On your comments w.r.t. guarantees on on satisfying a control - I agree. Every control-implementation made in a component definition is almost inherently 'partial' due to the lack of context which you described.

The key piece here from a tech vendor perspective is that clients want to understand what tools you have to 'help' them with various controls - in a similar way https://github.com/complianceascode/content tag xccdf rules with NIST / PCI / ISM / other controls.

Under this usecase - the expectation I have would be component-definition becomes the index of capability - explicitly because it is not coupled to an assessed system.

The thought I have in the back of my head from an automation perspective is effectively this. Given a user's profile and a user provided list of components they are leveraging - it's possible to partially fill the content in an SSP. This will not be perfect, however, may be of use in many scenarios.

brian-ruf commented 4 years ago

@butler54 yes, that is one of the goals for component-definition, but it hasn't received much attention or vetting.

In theory, a component-definition can point to several baselines (profiles), and provide control responses in the context of each baseline.

The idea is that an SSP author selects components, and based on the baseline (profile) identified in the SSP, only the relevant control response content is imported.

In theory, there are also configuration scripts and/or guidance associated with that baseline as well to somewhat auto-configure the component to align with a baseline.

Another goal/vision in mind for component definition are inspection scripts/steps, which an assessor's tool can use to query for the current setting and compare it to the prescribed setting.

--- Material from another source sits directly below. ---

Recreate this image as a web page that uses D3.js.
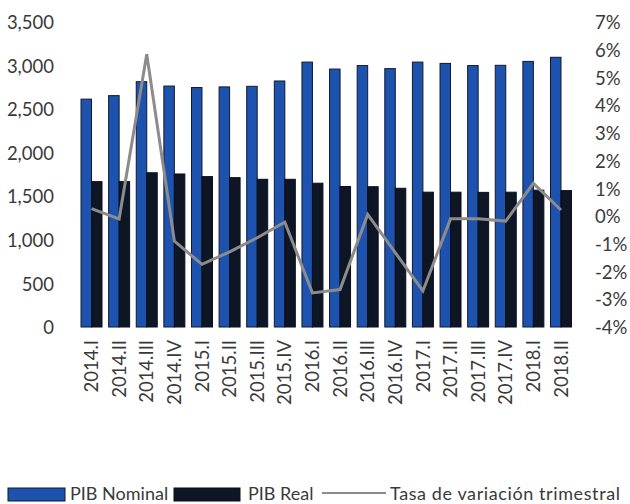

Likewise, this can be used in a continuous assessment or as another form of continuous monitoring. It could help auto-configure NOC/SOC alerts, etc.

I'm not sure how much of that is implemented. I believe that is more of an OSCAL 2.0 feature.

Back to your original parameter question - one clarification: Are you talking about parameters in the context of the profiles to which you link. (i.e. if FedRAMP Moderate, AC-2 parameter 4 has ___ value, this is the setting)? Or are you talking about parameters within the context of the control response? Something else? (what am I not seeing?)

butler54 commented 4 years ago

So on the question of parameters. I was talking about this (parsing your language) in the control response. I'll provide a bit of an example which hopefully will highlight the need.

Say that I wanted to consume a DBaaS from a cloud service provider. Let's presume that their are two encryption option: 1) Where the CSP manages the encryption keys 2) Where the user manages keys through a key management store.

So the kind of parameter for this component / control-implementation is a choice of the encryption method.

In this scenario SC-28 is agnostic to the encryption method. SC-12 on the other hand would (in implemented requirement) mandate that the encryption_option == user provided KMS.

This would allow us to basically express where controls constrain the 'configuration' of a component.

You can imagine a similar scenario where a component has declared support for multiple catalogs where a parameter affects control support across catalogs.

I hope this helps.

david-waltermire commented 4 years ago

Pushing this to the OSCAL 1.1 release.

Arminta-Jenkins-NIST commented 1 year ago

At the 11/16 Triage Meeting: This issue will be closed on Nov 24, 2023 if there isn't a written response before that time.